Stored dataset items:

============================================================

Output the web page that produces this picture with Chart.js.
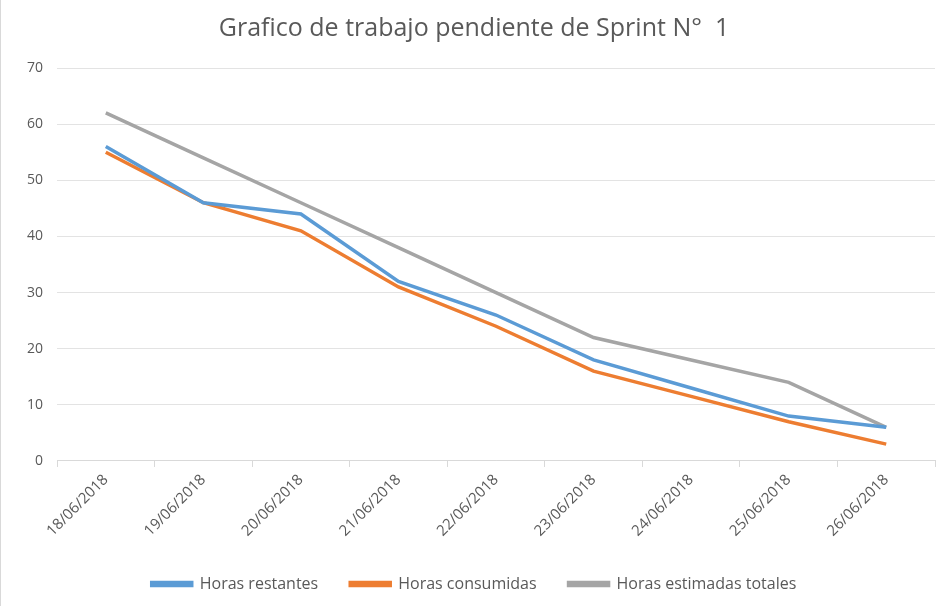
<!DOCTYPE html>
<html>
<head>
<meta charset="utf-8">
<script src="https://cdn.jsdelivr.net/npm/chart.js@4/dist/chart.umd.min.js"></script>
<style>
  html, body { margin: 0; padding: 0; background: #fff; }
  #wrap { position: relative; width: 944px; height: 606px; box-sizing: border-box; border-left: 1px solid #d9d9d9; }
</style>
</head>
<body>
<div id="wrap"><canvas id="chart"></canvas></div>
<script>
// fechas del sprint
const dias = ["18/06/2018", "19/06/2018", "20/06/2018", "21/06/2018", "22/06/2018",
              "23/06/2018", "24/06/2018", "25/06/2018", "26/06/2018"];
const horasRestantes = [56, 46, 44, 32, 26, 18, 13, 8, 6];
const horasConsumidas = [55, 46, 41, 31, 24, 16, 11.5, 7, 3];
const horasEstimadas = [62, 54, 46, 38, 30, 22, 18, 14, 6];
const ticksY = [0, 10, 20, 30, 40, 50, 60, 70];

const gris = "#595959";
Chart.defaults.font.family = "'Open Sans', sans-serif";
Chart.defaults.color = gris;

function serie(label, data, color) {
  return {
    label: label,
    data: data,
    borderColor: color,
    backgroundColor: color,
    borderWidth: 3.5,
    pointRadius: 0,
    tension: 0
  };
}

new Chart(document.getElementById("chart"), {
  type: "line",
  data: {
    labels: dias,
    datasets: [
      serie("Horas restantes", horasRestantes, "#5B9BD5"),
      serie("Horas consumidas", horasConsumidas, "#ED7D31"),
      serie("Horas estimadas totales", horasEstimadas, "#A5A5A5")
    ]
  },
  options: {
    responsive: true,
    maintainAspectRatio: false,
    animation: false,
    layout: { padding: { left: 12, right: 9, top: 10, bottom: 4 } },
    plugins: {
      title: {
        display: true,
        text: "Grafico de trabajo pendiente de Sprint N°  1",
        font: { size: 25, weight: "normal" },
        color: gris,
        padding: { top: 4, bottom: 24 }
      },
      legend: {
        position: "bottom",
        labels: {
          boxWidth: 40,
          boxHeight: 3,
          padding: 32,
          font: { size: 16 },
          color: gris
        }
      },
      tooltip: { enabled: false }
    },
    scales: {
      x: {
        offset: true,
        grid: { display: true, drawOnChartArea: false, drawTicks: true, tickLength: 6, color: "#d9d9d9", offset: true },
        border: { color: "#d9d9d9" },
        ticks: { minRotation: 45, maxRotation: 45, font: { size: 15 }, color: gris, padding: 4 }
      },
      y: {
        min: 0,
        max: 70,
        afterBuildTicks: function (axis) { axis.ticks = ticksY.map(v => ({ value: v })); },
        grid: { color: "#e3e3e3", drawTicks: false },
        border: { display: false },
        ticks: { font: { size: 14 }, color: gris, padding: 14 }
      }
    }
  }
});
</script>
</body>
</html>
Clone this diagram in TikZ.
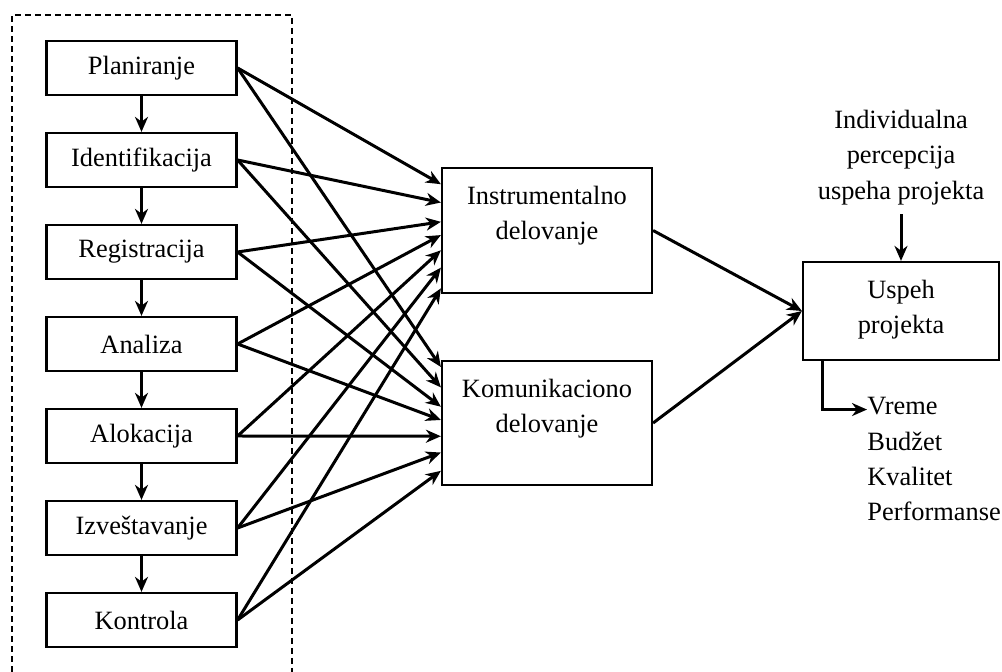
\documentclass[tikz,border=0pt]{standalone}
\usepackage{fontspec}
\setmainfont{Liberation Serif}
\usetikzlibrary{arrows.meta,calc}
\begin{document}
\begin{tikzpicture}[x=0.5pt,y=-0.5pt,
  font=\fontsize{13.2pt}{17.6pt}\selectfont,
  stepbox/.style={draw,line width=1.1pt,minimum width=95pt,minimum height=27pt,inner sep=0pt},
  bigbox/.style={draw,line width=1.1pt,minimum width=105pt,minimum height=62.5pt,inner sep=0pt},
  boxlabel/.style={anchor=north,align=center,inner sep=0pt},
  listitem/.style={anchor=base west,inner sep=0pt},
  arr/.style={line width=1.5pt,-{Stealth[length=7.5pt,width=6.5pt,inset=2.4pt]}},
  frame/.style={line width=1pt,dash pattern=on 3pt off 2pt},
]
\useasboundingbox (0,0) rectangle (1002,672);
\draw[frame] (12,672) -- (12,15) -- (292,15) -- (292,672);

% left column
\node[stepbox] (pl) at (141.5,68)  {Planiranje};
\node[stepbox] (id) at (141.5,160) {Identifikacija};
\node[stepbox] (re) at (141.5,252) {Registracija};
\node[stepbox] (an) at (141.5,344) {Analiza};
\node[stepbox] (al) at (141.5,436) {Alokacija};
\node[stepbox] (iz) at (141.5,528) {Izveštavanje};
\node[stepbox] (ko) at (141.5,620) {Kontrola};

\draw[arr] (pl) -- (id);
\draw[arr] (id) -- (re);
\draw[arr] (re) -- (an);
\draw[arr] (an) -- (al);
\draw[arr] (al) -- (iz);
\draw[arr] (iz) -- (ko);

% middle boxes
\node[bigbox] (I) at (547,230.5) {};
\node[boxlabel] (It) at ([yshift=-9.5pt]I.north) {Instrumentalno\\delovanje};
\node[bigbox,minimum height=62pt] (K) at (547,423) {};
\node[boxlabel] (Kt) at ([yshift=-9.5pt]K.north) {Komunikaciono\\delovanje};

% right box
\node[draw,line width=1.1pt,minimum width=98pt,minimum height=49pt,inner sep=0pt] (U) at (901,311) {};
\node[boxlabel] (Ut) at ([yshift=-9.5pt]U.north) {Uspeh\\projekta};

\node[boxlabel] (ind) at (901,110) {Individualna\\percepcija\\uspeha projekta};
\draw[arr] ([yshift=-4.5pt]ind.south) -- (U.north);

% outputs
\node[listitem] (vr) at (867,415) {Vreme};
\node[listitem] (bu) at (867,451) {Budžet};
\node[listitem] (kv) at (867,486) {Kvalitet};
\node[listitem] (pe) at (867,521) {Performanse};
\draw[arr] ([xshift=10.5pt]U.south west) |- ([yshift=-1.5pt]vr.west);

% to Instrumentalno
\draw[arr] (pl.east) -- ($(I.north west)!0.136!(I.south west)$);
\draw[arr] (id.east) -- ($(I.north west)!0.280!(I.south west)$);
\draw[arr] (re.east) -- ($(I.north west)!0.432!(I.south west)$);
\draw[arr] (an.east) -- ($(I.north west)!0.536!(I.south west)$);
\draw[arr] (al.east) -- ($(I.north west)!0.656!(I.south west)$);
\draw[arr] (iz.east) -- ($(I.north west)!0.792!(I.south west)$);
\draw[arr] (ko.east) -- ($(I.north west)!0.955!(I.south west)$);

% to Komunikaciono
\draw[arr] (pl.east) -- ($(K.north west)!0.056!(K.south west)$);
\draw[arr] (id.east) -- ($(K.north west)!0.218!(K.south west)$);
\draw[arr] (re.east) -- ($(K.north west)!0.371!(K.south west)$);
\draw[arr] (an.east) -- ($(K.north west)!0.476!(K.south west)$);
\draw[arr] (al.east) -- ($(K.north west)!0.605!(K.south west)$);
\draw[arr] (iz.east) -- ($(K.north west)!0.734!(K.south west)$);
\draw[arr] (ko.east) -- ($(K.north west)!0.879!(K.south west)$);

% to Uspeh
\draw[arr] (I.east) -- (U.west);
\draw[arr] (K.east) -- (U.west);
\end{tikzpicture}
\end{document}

============================================================

* **Stated problem**
Using the data above, print every line exactly, omitting pictures.

* **Response below**
Output the web page that produces this picture with Chart.js.
<!DOCTYPE html>
<html>
<head>
<meta charset="utf-8">
<script src="https://cdn.jsdelivr.net/npm/chart.js@4/dist/chart.umd.min.js"></script>
<style>
  html, body { margin: 0; padding: 0; background: #fff; }
  #wrap { position: relative; width: 944px; height: 606px; box-sizing: border-box; border-left: 1px solid #d9d9d9; }
</style>
</head>
<body>
<div id="wrap"><canvas id="chart"></canvas></div>
<script>
// fechas del sprint
const dias = ["18/06/2018", "19/06/2018", "20/06/2018", "21/06/2018", "22/06/2018",
              "23/06/2018", "24/06/2018", "25/06/2018", "26/06/2018"];
const horasRestantes = [56, 46, 44, 32, 26, 18, 13, 8, 6];
const horasConsumidas = [55, 46, 41, 31, 24, 16, 11.5, 7, 3];
const horasEstimadas = [62, 54, 46, 38, 30, 22, 18, 14, 6];
const ticksY = [0, 10, 20, 30, 40, 50, 60, 70];

const gris = "#595959";
Chart.defaults.font.family = "'Open Sans', sans-serif";
Chart.defaults.color = gris;

function serie(label, data, color) {
  return {
    label: label,
    data: data,
    borderColor: color,
    backgroundColor: color,
    borderWidth: 3.5,
    pointRadius: 0,
    tension: 0
  };
}

new Chart(document.getElementById("chart"), {
  type: "line",
  data: {
    labels: dias,
    datasets: [
      serie("Horas restantes", horasRestantes, "#5B9BD5"),
      serie("Horas consumidas", horasConsumidas, "#ED7D31"),
      serie("Horas estimadas totales", horasEstimadas, "#A5A5A5")
    ]
  },
  options: {
    responsive: true,
    maintainAspectRatio: false,
    animation: false,
    layout: { padding: { left: 12, right: 9, top: 10, bottom: 4 } },
    plugins: {
      title: {
        display: true,
        text: "Grafico de trabajo pendiente de Sprint N°  1",
        font: { size: 25, weight: "normal" },
        color: gris,
        padding: { top: 4, bottom: 24 }
      },
      legend: {
        position: "bottom",
        labels: {
          boxWidth: 40,
          boxHeight: 3,
          padding: 32,
          font: { size: 16 },
          color: gris
        }
      },
      tooltip: { enabled: false }
    },
    scales: {
      x: {
        offset: true,
        grid: { display: true, drawOnChartArea: false, drawTicks: true, tickLength: 6, color: "#d9d9d9", offset: true },
        border: { color: "#d9d9d9" },
        ticks: { minRotation: 45, maxRotation: 45, font: { size: 15 }, color: gris, padding: 4 }
      },
      y: {
        min: 0,
        max: 70,
        afterBuildTicks: function (axis) { axis.ticks = ticksY.map(v => ({ value: v })); },
        grid: { color: "#e3e3e3", drawTicks: false },
        border: { display: false },
        ticks: { font: { size: 14 }, color: gris, padding: 14 }
      }
    }
  }
});
</script>
</body>
</html>
Clone this diagram in TikZ.
\documentclass[tikz,border=0pt]{standalone}
\usepackage{fontspec}
\setmainfont{Liberation Serif}
\usetikzlibrary{arrows.meta,calc}
\begin{document}
\begin{tikzpicture}[x=0.5pt,y=-0.5pt,
  font=\fontsize{13.2pt}{17.6pt}\selectfont,
  stepbox/.style={draw,line width=1.1pt,minimum width=95pt,minimum height=27pt,inner sep=0pt},
  bigbox/.style={draw,line width=1.1pt,minimum width=105pt,minimum height=62.5pt,inner sep=0pt},
  boxlabel/.style={anchor=north,align=center,inner sep=0pt},
  listitem/.style={anchor=base west,inner sep=0pt},
  arr/.style={line width=1.5pt,-{Stealth[length=7.5pt,width=6.5pt,inset=2.4pt]}},
  frame/.style={line width=1pt,dash pattern=on 3pt off 2pt},
]
\useasboundingbox (0,0) rectangle (1002,672);
\draw[frame] (12,672) -- (12,15) -- (292,15) -- (292,672);

% left column
\node[stepbox] (pl) at (141.5,68)  {Planiranje};
\node[stepbox] (id) at (141.5,160) {Identifikacija};
\node[stepbox] (re) at (141.5,252) {Registracija};
\node[stepbox] (an) at (141.5,344) {Analiza};
\node[stepbox] (al) at (141.5,436) {Alokacija};
\node[stepbox] (iz) at (141.5,528) {Izveštavanje};
\node[stepbox] (ko) at (141.5,620) {Kontrola};

\draw[arr] (pl) -- (id);
\draw[arr] (id) -- (re);
\draw[arr] (re) -- (an);
\draw[arr] (an) -- (al);
\draw[arr] (al) -- (iz);
\draw[arr] (iz) -- (ko);

% middle boxes
\node[bigbox] (I) at (547,230.5) {};
\node[boxlabel] (It) at ([yshift=-9.5pt]I.north) {Instrumentalno\\delovanje};
\node[bigbox,minimum height=62pt] (K) at (547,423) {};
\node[boxlabel] (Kt) at ([yshift=-9.5pt]K.north) {Komunikaciono\\delovanje};

% right box
\node[draw,line width=1.1pt,minimum width=98pt,minimum height=49pt,inner sep=0pt] (U) at (901,311) {};
\node[boxlabel] (Ut) at ([yshift=-9.5pt]U.north) {Uspeh\\projekta};

\node[boxlabel] (ind) at (901,110) {Individualna\\percepcija\\uspeha projekta};
\draw[arr] ([yshift=-4.5pt]ind.south) -- (U.north);

% outputs
\node[listitem] (vr) at (867,415) {Vreme};
\node[listitem] (bu) at (867,451) {Budžet};
\node[listitem] (kv) at (867,486) {Kvalitet};
\node[listitem] (pe) at (867,521) {Performanse};
\draw[arr] ([xshift=10.5pt]U.south west) |- ([yshift=-1.5pt]vr.west);

% to Instrumentalno
\draw[arr] (pl.east) -- ($(I.north west)!0.136!(I.south west)$);
\draw[arr] (id.east) -- ($(I.north west)!0.280!(I.south west)$);
\draw[arr] (re.east) -- ($(I.north west)!0.432!(I.south west)$);
\draw[arr] (an.east) -- ($(I.north west)!0.536!(I.south west)$);
\draw[arr] (al.east) -- ($(I.north west)!0.656!(I.south west)$);
\draw[arr] (iz.east) -- ($(I.north west)!0.792!(I.south west)$);
\draw[arr] (ko.east) -- ($(I.north west)!0.955!(I.south west)$);

% to Komunikaciono
\draw[arr] (pl.east) -- ($(K.north west)!0.056!(K.south west)$);
\draw[arr] (id.east) -- ($(K.north west)!0.218!(K.south west)$);
\draw[arr] (re.east) -- ($(K.north west)!0.371!(K.south west)$);
\draw[arr] (an.east) -- ($(K.north west)!0.476!(K.south west)$);
\draw[arr] (al.east) -- ($(K.north west)!0.605!(K.south west)$);
\draw[arr] (iz.east) -- ($(K.north west)!0.734!(K.south west)$);
\draw[arr] (ko.east) -- ($(K.north west)!0.879!(K.south west)$);

% to Uspeh
\draw[arr] (I.east) -- (U.west);
\draw[arr] (K.east) -- (U.west);
\end{tikzpicture}
\end{document}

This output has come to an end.